Andy then produced another key, an old-fashioned one, the sort your grandmother used to lock her wardrobe with. Here, these keys are still in common use and are cast in cheap metal and then filed to shape. It is iron-age technology. ‘What about this key?’, Andy asked tremulously. ‘Ha! No! No, that you must also get done in Kabul. Here is it impossible. Send it on the plane that comes next week. In a few weeks he will bring you a new one.’

Such is life in Lal. We travelled out to a village last week, as part of the assessment Julie and I have been asked to do. This village is 40km away, and it took us two hours to get there. Andy was wearing a pedometer, wanting to know how far we walked around the village, but before we even got out of the car, it registered 5.2km in bumps travelled.

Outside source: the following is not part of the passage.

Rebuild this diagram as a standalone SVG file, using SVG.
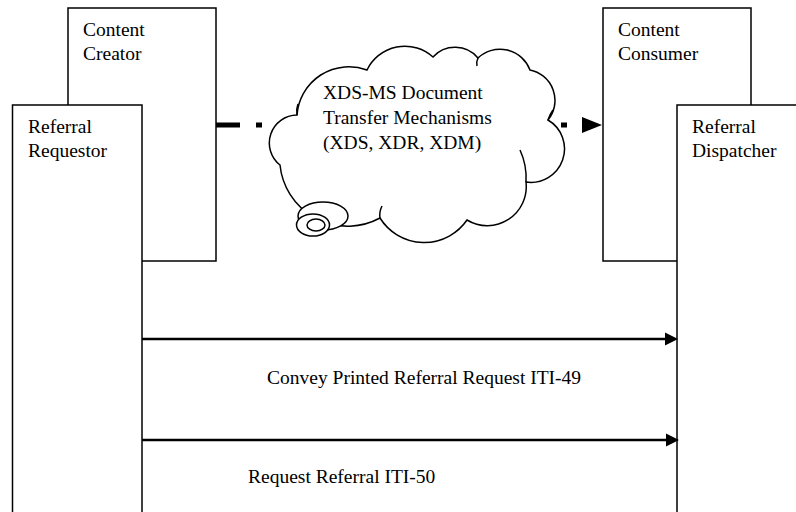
<svg xmlns="http://www.w3.org/2000/svg" width="796" height="512" viewBox="0 0 796 512">
<style>
.box{fill:#fff;stroke:#000;stroke-width:1.5}
.lbl{font-family:"Liberation Serif","Times New Roman",serif;font-size:19.5px;fill:#000}
.msg{fill:none;stroke:#000;stroke-width:2.5}
.flow{fill:none;stroke:#000;stroke-width:5;stroke-dasharray:24 16 6 15}
.cloud{fill:#fff;stroke:#000;stroke-width:1.5}
.inner{fill:none;stroke:#000;stroke-width:1.5}
</style>
<defs>
<marker id="ah" markerUnits="userSpaceOnUse" markerWidth="14" markerHeight="14" refX="5" refY="7" orient="auto">
<path d="M0,0.5 L13,7 L0,13.5 z" fill="#000"/>
</marker>
<marker id="ahBig" markerUnits="userSpaceOnUse" markerWidth="22" markerHeight="18" refX="2" refY="9" orient="auto">
<path d="M0,1 L20,9 L0,17 z" fill="#000"/>
</marker>
</defs>
<rect width="796" height="512" fill="#fff"/>
<g id="content-creator">
<rect class="box" x="68" y="8" width="148" height="253"/>
<text class="lbl" x="83" y="36">Content</text>
<text class="lbl" x="83" y="60">Creator</text>
</g>
<g id="referral-requestor">
<rect class="box" x="12.5" y="105" width="129.5" height="420"/>
<text class="lbl" x="28" y="133">Referral</text>
<text class="lbl" x="28" y="157">Requestor</text>
</g>
<g id="content-consumer">
<rect class="box" x="603" y="8" width="148" height="253"/>
<text class="lbl" x="618" y="36">Content</text>
<text class="lbl" x="618" y="60">Consumer</text>
</g>
<g id="referral-dispatcher">
<rect class="box" x="677" y="105" width="140" height="420"/>
<text class="lbl" x="692" y="133">Referral</text>
<text class="lbl" x="692" y="157">Dispatcher</text>
</g>
<g id="connectors">
<path class="flow" d="M216,125 H584" marker-end="url(#ahBig)"/>
<path class="msg" d="M142,339 H670" marker-end="url(#ah)"/>
<path class="msg" d="M142,440 H671" marker-end="url(#ah)"/>
<text class="lbl" x="267" y="384">Convey Printed Referral Request ITI-49</text>
<text class="lbl" x="248" y="483">Request Referral ITI-50</text>
</g>
<g id="transfer-cloud">
<path class="cloud" d="M297,115 A52,52 0 0 1 367,70 A42,42 0 0 1 433,57 A30,30 0 0 1 478,58 A32,32 0 0 1 530,70 A31,31 0 0 1 548,120 A33.5,33.5 0 0 1 526,182 A39,39 0 0 1 467,220 A52,52 0 0 1 380,218 A68,68 0 0 1 280,165 A28,28 0 0 1 297,115 Z"/>
<path class="inner" d="M297,115 Q296,109 298,104"/>
<path class="inner" d="M548,120 Q550,114 553,110"/>
<path class="inner" d="M526,182 Q527,165 520,150"/>
<path class="inner" d="M380,218 Q379,212 382,206"/>
<path class="inner" d="M478,58 Q476,62 477,66"/>
<ellipse class="cloud" cx="323" cy="216" rx="25" ry="14"/>
<ellipse class="cloud" cx="313" cy="225" rx="16.5" ry="11"/>
<ellipse class="cloud" cx="316" cy="225" rx="9" ry="6"/>
<text class="lbl" x="323" y="99">XDS-MS Document</text>
<text class="lbl" x="323" y="124">Transfer Mechanisms</text>
<text class="lbl" x="323" y="149">(XDS, XDR, XDM)</text>
</g>
</svg>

But our children are happy. Our son in fact told us he wants to buy the house we are staying in and live here when he is married. It is unlikely that even by then (he is 4), there will be running water or electricity: presently, we pump water by hand from the well and cart it to the house. A fair part of each day is simply spent filling buckets. But it is comfortable and clean and warm, unlike the homes of people we have seen in the villages. It is difficult to imagine how life in some of these villages goes on. It is something like -30 in the winter, and the ground so unyielding that only potatoes and onions might grow. The diet here, day in, day out, year in, year out, is bread and tea. People count themselves lucky to have a spud: meat and fruit are luxuries in the same way that a ride in a limousine might be in Australia. No, not a limousine. That is attainable for most people, and probably not novel. A ride in a private jet, is a better metaphor.

Poverty and peace. It is interesting: those parts of the country that are in some ways wealthiest from poppy crops, are also attracting the greatest donor interest, in an effort to stem opium and replace it with legitimate, ‘friendly’ crops. Peaceful areas, like Lal, on not on anyone’s radar screen for investment or reconstruction.

 

4 thoughts on “The Colours of Afghanistan.

  1. Hi Julie and Phil, it was wonderful to receive your update, just wish I had a latest photo of you all..any chance?

  2. Is that soap on a rope? What memories that conjures, of early 70’s Avon products and soap dangling off a piece of seisal hanging around your neck!

    On reflection, the two items are probably sold separately in Afghanistan and you have to put them together yourself!

    Hope your daughter wasn’t bruised or bloodied from her inadvertant intrusion in the Afghani justice system.